Anticipated Tax Outflows and Liquidity Measures

The upcoming tax payments, particularly those related to Goods and Services Tax (GST) due around February 20, are expected to lead to outflows ranging between ₹1.6 trillion and ₹2 trillion. To counteract this, the RBI has increased its purchase of government securities to ₹400 billion (approximately $4.61 billion). This decision follows a similar action earlier in the week, where the central bank conducted bond purchases worth ₹400 billion.

In addition to OMOs, the RBI has announced a four-day VRR auction for ₹1 trillion, scheduled for Monday. These measures are part of the central bank's strategy to ensure adequate liquidity in the banking system during periods of significant financial outflows.

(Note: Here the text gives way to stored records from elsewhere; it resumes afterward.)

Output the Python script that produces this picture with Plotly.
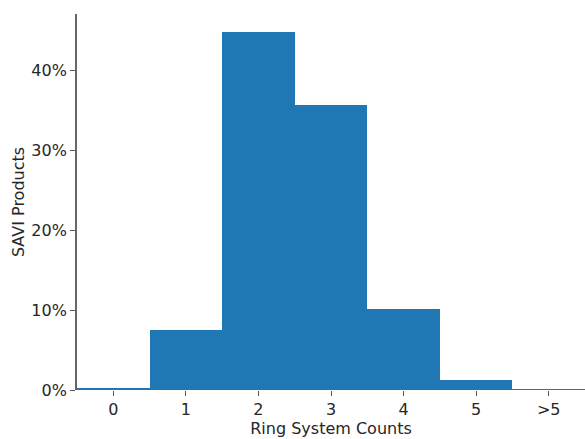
import plotly.graph_objects as go

categories = ["0", "1", "2", "3", "4", "5", ">5"]
positions = [0, 1, 2, 3, 4, 5, 6]
percent = [0.3, 7.5, 44.8, 35.6, 10.15, 1.25, 0.1]
y_tickvals = [0, 10, 20, 30, 40]
y_ticktext = ["0%", "10%", "20%", "30%", "40%"]

fig = go.Figure(go.Bar(
    x=positions, y=percent, width=1.0,
    marker=dict(color="#1f77b4", line=dict(width=0)),
))
font = dict(family="DejaVu Sans", size=16, color="#262626")
fig.update_layout(
    width=585, height=439,
    margin=dict(l=77, r=0, t=14, b=49),
    plot_bgcolor="white", paper_bgcolor="white",
    bargap=0, showlegend=False,
    font=font,
)
fig.update_xaxes(
    range=[-0.5, 6.5], tickvals=positions, ticktext=categories,
    ticks="outside", ticklen=5, tickwidth=1.2, tickcolor="#555555",
    showline=False, showgrid=False, zeroline=False, automargin=False,
    title=dict(text="Ring System Counts", font=dict(size=16), standoff=2),
)
fig.update_yaxes(
    range=[0, 47], tickvals=y_tickvals, ticktext=y_ticktext,
    ticks="outside", ticklen=5, tickwidth=1.2, tickcolor="#555555",
    showline=True, linecolor="#666666", linewidth=1.8,
    showgrid=False, zeroline=False, automargin=False,
    title=dict(text="SAVI Products", font=dict(size=16), standoff=3),
)
fig.write_html(
    "out.html",
    config={"displayModeBar": False},
    post_script="document.body.style.margin='0';document.body.style.overflow='hidden';",
)
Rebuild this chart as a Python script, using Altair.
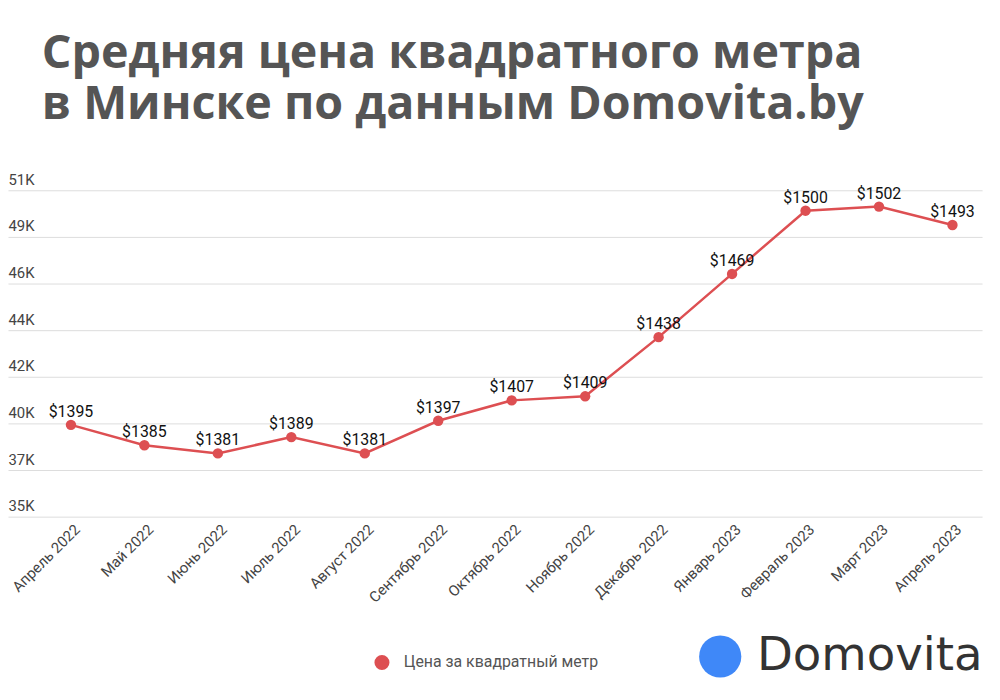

Context of Recent Interventions

Earlier this week, the RBI intervened in the foreign exchange market, selling between $4 billion and $7 billion to support the rupee. This intervention led to a liquidity drain, prompting the central bank to conduct an overnight repo auction of ₹2.75 trillion, the largest since initiating such operations a month ago. These actions underscore the RBI's commitment to maintaining stability in both the currency and banking sectors.

Implications

The RBI's proactive liquidity infusion is expected to alleviate potential cash shortages in the banking system, ensuring that banks can meet their short-term obligations without resorting to high-cost borrowing. This approach aims to maintain stability in interest rates and support the smooth functioning of financial markets.

However, continuous large-scale liquidity infusions may have longer-term implications. While they provide immediate relief, there's a risk that persistent interventions could lead to inflationary pressures if not managed carefully. Additionally, reliance on central bank support might deter banks from improving their own liquidity management practices.

Market Reactions

Market participants have generally viewed the RBI's actions positively, appreciating the central bank's responsiveness to potential liquidity challenges. Economists suggest that these measures increase the probability of a repo rate cut in the near future, which could provide further relief to the banking sector.

Looking ahead, the RBI may need to balance its liquidity support with measures to prevent potential inflation and ensure that banks strengthen their internal liquidity frameworks. The central bank's ongoing monitoring and adaptive strategies will be crucial in navigating the complex interplay between supporting economic growth and maintaining financial stability.